The second inquiry was due to look into unlawful conduct within media organisations as well as relations between police and the press.
The McCanns complained of press intrusion into their lives after their daughter Madeleine went missing on holiday in Portugal in 2007.
Two inquiries were expected when back in 2011, and in response to a wave of public anger over alleged phone-hacking by the now-defunct News Of The World, former British Prime Minister David Cameron said that it would be divided into two parts.
In related news, it has emerged that Kate and Gerry McCann have opened legal proceedings at the European Court of Human Rights in a bid to have a book by a former Portuguese PJ detective shelved.
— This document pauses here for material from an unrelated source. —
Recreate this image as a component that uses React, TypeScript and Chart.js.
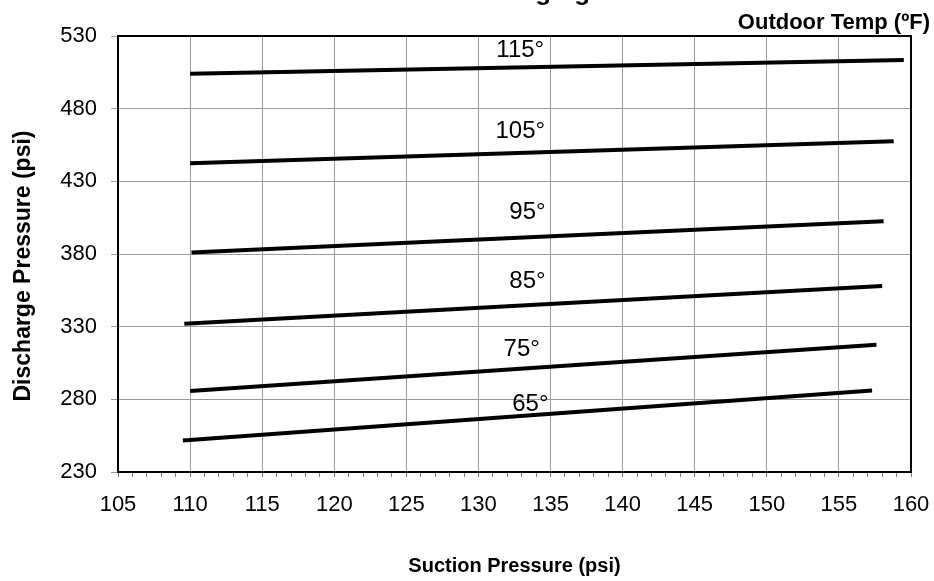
import React, { useEffect, useRef } from "react";
import { Chart, registerables } from "chart.js";

Chart.register(...registerables);

const FONT = '"Liberation Sans", Arial, Helvetica, sans-serif';

const chartTitle = "Charging Chart";
const xAxisTitle = "Suction Pressure (psi)";
const yAxisTitle = "Discharge Pressure (psi)";
const legendTitle = "Outdoor Temp (ºF)";

const xMin = 105;
const xMax = 160;
const yMin = 230;
const yMax = 530;
const yStep = 50;

const temps = ["115°", "105°", "95°", "85°", "75°", "65°"];
const startSuction = [110, 110, 110.1, 109.6, 110, 109.5];
const startDischarge = [504, 442.5, 381, 332, 285.7, 251.6];
const endSuction = [159.5, 158.8, 158.1, 158, 157.6, 157.3];
const endDischarge = [513.5, 457.5, 402.5, 358, 317.5, 286];
const labelSuction = [132.9, 132.9, 133.4, 133.4, 133.0, 133.6];
const labelDischarge = [520.2, 464.5, 408.8, 361.3, 314.6, 276.7];

const textPlugin = {
  id: "textPlugin",
  afterDraw(chart: any) {
    const { ctx, chartArea, scales } = chart;
    const xs = scales.x;
    const ys = scales.y;
    ctx.save();
    ctx.strokeStyle = "#000";
    ctx.lineWidth = 2;
    ctx.strokeRect(chartArea.left, chartArea.top, chartArea.right - chartArea.left, chartArea.bottom - chartArea.top);

    ctx.fillStyle = "#000";
    ctx.font = `24px ${FONT}`;
    ctx.textAlign = "center";
    ctx.textBaseline = "middle";
    temps.forEach((t, i) => {
      ctx.fillText(t, xs.getPixelForValue(labelSuction[i]), ys.getPixelForValue(labelDischarge[i]));
    });

    ctx.font = `bold 26px ${FONT}`;
    ctx.textAlign = "left";
    ctx.textBaseline = "alphabetic";
    ctx.fillText(chartTitle, 476, 0);

    ctx.font = `bold 22px ${FONT}`;
    ctx.textAlign = "right";
    ctx.fillText(legendTitle, 930, 29);

    ctx.font = `bold 20px ${FONT}`;
    ctx.textAlign = "center";
    ctx.fillText(xAxisTitle, (chartArea.left + chartArea.right) / 2, 572);

    ctx.font = `bold 23px ${FONT}`;
    ctx.translate(24, 266);
    ctx.rotate(-Math.PI / 2);
    ctx.textBaseline = "middle";
    ctx.fillText(yAxisTitle, 0, 0);
    ctx.restore();
  },
};

export default function App() {
  const ref = useRef<HTMLCanvasElement | null>(null);
  useEffect(() => {
    document.body.style.margin = "0";
    const canvas = ref.current!;
    const datasets = temps.map((t, i) => ({
      label: t,
      data: [
        { x: startSuction[i], y: startDischarge[i] },
        { x: endSuction[i], y: endDischarge[i] },
      ],
      borderColor: "#000",
      backgroundColor: "#000",
      borderWidth: 4,
      borderCapStyle: "butt" as const,
      pointRadius: 0,
      fill: false,
      tension: 0,
    }));
    const chart = new Chart(canvas, {
      type: "line",
      data: { datasets },
      options: {
        responsive: false,
        animation: false,
        devicePixelRatio: 1,
        layout: { padding: { top: 36, right: 23, left: 0, bottom: 0 } },
        plugins: {
          legend: { display: false },
          title: { display: false },
          tooltip: { enabled: false },
        },
        scales: {
          x: {
            type: "linear",
            min: xMin,
            max: xMax,
            afterFit: (s: any) => {
              s.height = 109;
              s.paddingLeft = 0;
              s.paddingRight = 0;
            },
            afterBuildTicks: (s: any) => {
              const arr = [];
              for (let v = xMin; v <= xMax; v++) arr.push({ value: v });
              s.ticks = arr;
            },
            ticks: {
              autoSkip: false,
              maxRotation: 0,
              padding: 15,
              color: "#000",
              font: { family: FONT, size: 22 },
              callback: (v: any) => (Number(v) % 5 === 0 ? String(v) : ""),
            },
            grid: {
              color: (c: any) => (c.tick && c.tick.value % 5 === 0 ? "#9a9a9a" : "rgba(0,0,0,0)"),
              tickColor: "#777",
              tickLength: 5,
              lineWidth: 1,
            },
            border: { color: "#000", width: 2 },
          },
          y: {
            type: "linear",
            min: yMin,
            max: yMax,
            afterFit: (s: any) => {
              s.width = 118;
              s.paddingTop = 0;
              s.paddingBottom = 0;
            },
            ticks: {
              stepSize: yStep,
              padding: 14,
              color: "#000",
              font: { family: FONT, size: 22 },
            },
            grid: {
              color: "#9a9a9a",
              tickColor: "#9a9a9a",
              tickLength: 7,
              lineWidth: 1,
            },
            border: { color: "#000", width: 2 },
          },
        },
      },
      plugins: [textPlugin],
    });
    return () => chart.destroy();
  }, []);
  return (
    <div style={{ position: "absolute", left: 0, top: 0, width: 934, height: 581, background: "#fff" }}>
      <canvas ref={ref} width={934} height={581} />
    </div>
  );
}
According to the couple, the book and subsequent DVD has earned Gonçalo Amaral close to €400,000. Demand for the book has seen it translated into several languages with 180,000 put into print.
This comes after the Portuguese Supreme Court last year rejected yet another appeal by Kate and Gerry McCann to overturn an earlier ruling in favour of former PJ police inspector Gonçalo Amaral.
A lower court had ruled in 2015 that Amaral pay the parents of Madeleine McCann 500,000 euros for damage caused by his book.
But since then, three successive court rulings have found in favour of the former Portuguese detective.
Madeleine McCann went missing from a holiday apartment on 3 May in 2007 while her parents were dining at a restaurant.